[Records with drawing code]
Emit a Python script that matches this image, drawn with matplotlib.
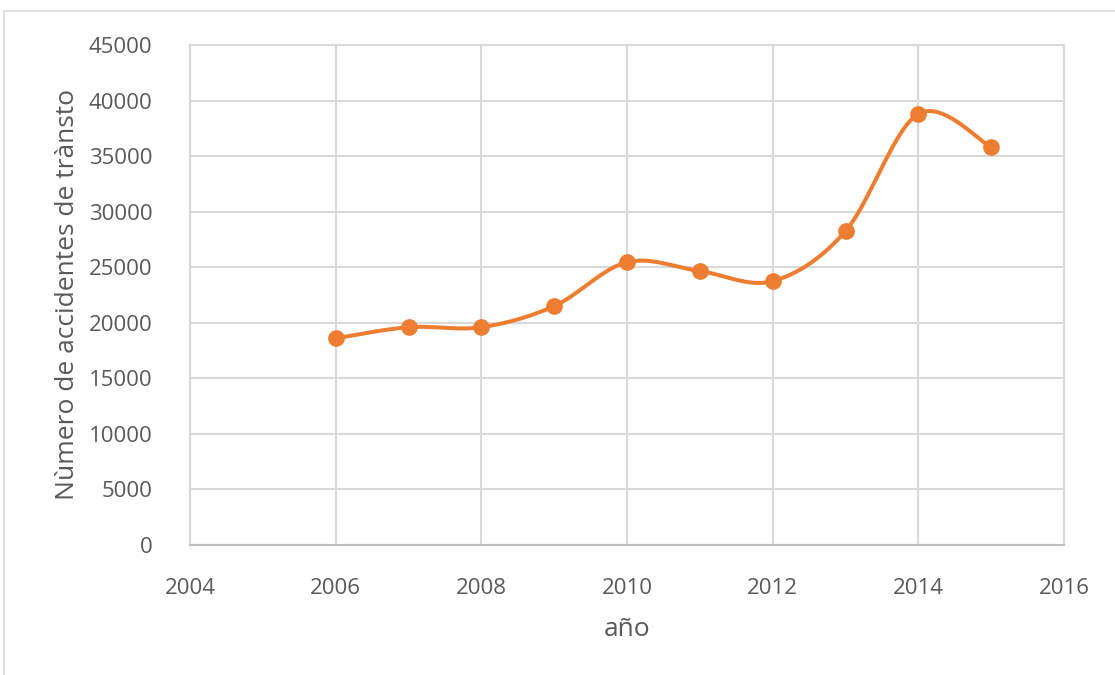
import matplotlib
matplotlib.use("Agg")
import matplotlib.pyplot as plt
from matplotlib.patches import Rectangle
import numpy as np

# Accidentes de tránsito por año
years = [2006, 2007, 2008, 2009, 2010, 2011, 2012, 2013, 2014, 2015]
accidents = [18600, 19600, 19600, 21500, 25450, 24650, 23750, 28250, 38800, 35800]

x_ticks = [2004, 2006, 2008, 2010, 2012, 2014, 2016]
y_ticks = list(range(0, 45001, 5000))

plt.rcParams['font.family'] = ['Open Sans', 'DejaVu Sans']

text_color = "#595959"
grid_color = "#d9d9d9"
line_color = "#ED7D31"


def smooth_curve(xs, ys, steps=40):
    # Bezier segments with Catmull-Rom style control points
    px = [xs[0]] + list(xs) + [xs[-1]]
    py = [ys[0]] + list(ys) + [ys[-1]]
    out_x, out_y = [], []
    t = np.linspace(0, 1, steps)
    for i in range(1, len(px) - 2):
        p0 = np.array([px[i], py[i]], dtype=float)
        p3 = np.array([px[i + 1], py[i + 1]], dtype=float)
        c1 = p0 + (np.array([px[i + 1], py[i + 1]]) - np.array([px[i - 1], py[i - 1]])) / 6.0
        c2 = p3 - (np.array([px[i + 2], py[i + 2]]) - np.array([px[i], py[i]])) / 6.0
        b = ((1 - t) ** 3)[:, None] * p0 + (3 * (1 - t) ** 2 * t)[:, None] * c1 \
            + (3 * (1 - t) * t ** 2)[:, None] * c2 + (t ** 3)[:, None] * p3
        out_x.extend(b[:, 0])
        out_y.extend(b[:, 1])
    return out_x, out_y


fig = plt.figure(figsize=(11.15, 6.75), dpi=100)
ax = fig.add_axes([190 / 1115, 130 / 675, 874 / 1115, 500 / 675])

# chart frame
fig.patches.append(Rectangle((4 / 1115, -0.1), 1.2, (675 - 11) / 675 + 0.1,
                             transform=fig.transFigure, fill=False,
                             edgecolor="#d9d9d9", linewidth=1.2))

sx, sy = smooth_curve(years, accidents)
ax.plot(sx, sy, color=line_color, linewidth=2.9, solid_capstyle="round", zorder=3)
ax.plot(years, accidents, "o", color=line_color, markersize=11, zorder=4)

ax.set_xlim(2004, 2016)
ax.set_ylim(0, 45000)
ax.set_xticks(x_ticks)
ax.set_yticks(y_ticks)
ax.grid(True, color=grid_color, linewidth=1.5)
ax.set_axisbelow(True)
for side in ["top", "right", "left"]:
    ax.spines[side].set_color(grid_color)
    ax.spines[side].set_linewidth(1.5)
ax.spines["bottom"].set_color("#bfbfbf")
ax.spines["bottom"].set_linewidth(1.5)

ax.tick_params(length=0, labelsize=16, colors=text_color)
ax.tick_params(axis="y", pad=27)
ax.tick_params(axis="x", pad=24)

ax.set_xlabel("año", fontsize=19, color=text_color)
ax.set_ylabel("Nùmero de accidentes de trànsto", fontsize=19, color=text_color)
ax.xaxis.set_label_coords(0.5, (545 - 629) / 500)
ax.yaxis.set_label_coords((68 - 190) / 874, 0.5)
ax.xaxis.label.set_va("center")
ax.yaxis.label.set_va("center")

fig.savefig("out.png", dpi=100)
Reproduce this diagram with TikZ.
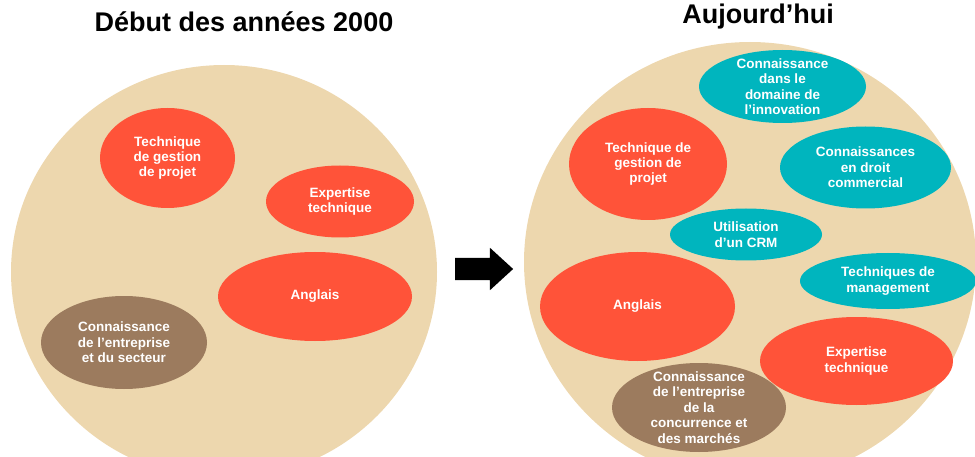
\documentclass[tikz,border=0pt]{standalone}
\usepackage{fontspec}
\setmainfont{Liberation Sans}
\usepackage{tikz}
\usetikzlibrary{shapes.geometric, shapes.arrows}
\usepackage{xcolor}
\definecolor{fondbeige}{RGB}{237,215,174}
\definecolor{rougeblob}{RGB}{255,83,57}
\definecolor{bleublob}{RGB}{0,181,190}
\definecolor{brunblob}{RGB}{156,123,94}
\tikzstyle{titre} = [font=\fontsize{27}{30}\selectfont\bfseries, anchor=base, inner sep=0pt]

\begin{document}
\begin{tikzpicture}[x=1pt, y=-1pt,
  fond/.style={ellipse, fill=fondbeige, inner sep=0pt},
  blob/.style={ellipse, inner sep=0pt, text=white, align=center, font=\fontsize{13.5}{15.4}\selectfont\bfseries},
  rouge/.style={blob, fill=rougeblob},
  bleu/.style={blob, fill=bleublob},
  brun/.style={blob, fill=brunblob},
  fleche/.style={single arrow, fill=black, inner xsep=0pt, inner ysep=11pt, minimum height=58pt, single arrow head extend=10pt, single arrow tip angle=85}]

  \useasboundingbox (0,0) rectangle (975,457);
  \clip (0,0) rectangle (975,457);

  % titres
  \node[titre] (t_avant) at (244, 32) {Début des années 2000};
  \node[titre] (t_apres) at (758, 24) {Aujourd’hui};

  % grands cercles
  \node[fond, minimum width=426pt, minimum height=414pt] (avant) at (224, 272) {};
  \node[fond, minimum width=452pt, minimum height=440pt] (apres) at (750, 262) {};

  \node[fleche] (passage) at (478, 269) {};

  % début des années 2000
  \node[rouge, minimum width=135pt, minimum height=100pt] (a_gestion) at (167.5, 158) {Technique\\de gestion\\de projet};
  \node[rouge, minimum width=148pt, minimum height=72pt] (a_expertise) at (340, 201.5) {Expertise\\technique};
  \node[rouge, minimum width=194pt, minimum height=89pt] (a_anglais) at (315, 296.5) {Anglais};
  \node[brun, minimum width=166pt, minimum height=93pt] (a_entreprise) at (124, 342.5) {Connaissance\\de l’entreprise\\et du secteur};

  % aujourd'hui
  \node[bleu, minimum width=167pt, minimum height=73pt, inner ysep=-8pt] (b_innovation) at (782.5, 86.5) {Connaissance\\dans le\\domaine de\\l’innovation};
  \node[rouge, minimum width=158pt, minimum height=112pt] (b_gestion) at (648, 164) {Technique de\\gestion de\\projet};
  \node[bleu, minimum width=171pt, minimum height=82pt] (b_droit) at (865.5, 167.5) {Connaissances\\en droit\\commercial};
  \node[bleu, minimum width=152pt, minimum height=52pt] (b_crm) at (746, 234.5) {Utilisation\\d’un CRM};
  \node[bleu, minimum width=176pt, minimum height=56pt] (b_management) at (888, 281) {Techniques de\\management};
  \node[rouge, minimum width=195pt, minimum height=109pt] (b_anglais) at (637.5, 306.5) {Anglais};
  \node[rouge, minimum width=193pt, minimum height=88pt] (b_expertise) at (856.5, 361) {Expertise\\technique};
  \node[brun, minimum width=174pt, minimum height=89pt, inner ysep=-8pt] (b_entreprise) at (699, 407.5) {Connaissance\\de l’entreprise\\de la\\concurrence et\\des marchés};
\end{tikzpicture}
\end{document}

==

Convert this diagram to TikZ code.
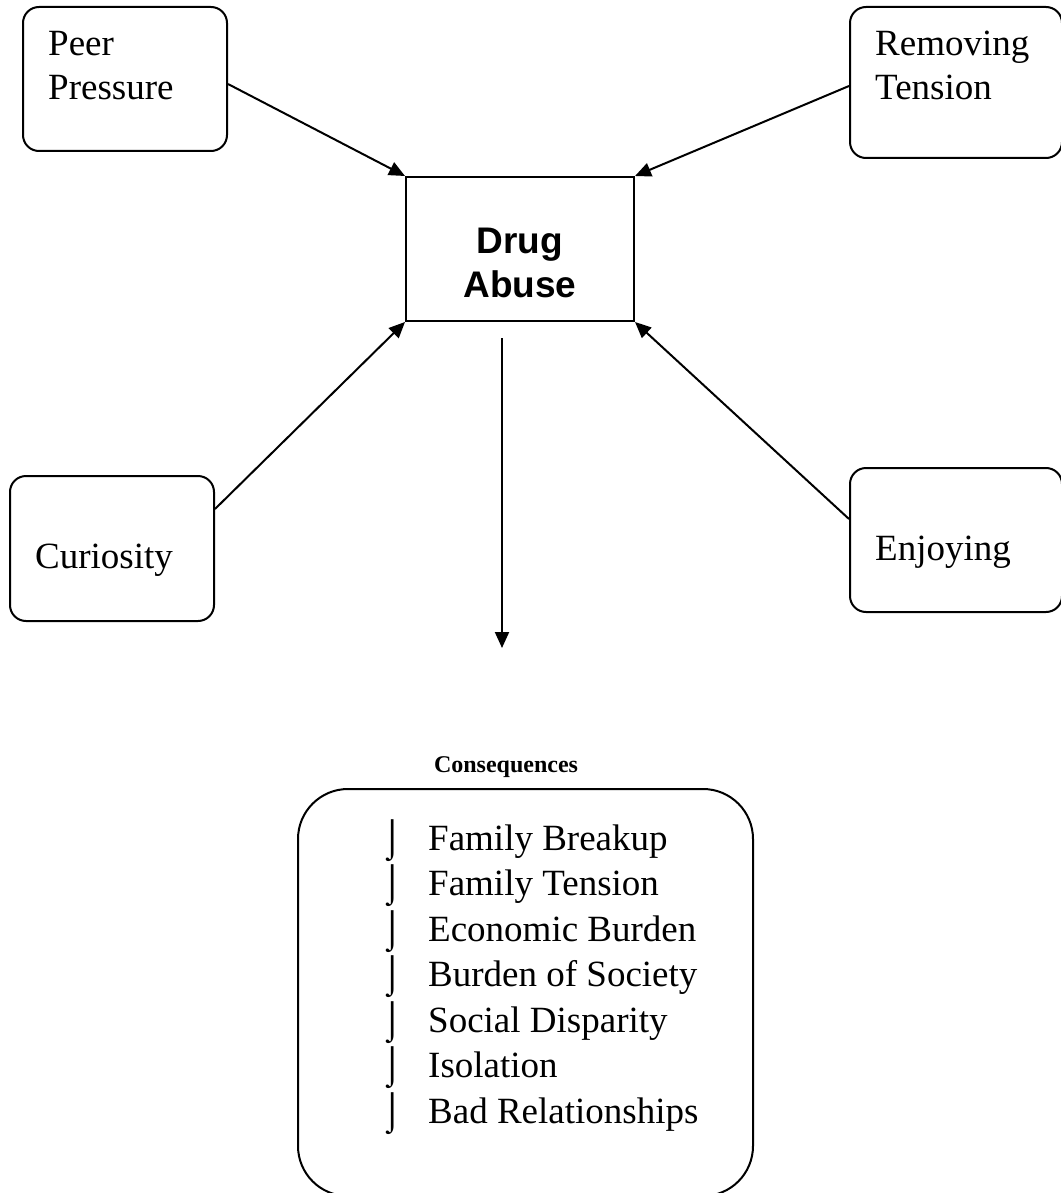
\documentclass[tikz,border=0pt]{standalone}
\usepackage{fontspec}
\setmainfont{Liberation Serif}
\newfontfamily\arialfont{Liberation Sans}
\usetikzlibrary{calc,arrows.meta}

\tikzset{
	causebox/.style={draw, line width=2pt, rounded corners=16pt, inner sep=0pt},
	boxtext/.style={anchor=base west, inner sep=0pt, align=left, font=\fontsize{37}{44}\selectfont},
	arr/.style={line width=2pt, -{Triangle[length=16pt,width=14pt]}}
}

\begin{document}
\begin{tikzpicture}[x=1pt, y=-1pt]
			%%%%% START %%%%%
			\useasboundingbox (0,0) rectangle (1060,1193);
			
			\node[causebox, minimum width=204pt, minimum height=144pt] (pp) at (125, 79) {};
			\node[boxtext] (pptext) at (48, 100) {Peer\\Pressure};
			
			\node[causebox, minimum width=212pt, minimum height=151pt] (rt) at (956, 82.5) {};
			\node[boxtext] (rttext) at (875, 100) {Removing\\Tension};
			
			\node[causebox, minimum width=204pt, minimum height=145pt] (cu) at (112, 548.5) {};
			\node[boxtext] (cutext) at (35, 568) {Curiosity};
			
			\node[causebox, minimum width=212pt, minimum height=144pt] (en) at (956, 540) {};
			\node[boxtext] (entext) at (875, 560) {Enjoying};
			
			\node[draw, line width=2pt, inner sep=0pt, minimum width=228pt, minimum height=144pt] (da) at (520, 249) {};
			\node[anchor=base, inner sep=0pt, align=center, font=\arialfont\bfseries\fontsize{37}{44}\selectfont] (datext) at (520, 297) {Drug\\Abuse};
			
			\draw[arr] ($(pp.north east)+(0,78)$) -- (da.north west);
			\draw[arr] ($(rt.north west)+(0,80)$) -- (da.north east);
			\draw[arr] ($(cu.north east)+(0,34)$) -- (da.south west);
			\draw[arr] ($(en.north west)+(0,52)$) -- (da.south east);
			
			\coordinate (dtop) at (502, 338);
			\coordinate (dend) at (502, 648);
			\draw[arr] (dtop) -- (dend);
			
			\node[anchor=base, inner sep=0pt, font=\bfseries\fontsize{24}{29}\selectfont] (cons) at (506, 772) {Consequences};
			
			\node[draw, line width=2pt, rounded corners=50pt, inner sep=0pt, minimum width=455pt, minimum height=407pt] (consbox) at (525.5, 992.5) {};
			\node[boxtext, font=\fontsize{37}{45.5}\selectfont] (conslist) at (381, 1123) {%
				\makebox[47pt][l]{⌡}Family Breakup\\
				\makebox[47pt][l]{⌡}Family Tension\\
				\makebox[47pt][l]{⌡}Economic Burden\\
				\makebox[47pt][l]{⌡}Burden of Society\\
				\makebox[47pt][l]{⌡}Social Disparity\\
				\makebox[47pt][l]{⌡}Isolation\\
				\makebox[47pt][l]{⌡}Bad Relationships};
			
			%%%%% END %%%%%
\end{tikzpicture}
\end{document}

§ **Objective**:
Skip all pictures. Output only the lines from the one containing "Emit a Python" to the one containing "28250, 38800, 35800]", both lines included.

§ **Output below**:
Emit a Python script that matches this image, drawn with matplotlib.
import matplotlib
matplotlib.use("Agg")
import matplotlib.pyplot as plt
from matplotlib.patches import Rectangle
import numpy as np

# Accidentes de tránsito por año
years = [2006, 2007, 2008, 2009, 2010, 2011, 2012, 2013, 2014, 2015]
accidents = [18600, 19600, 19600, 21500, 25450, 24650, 23750, 28250, 38800, 35800]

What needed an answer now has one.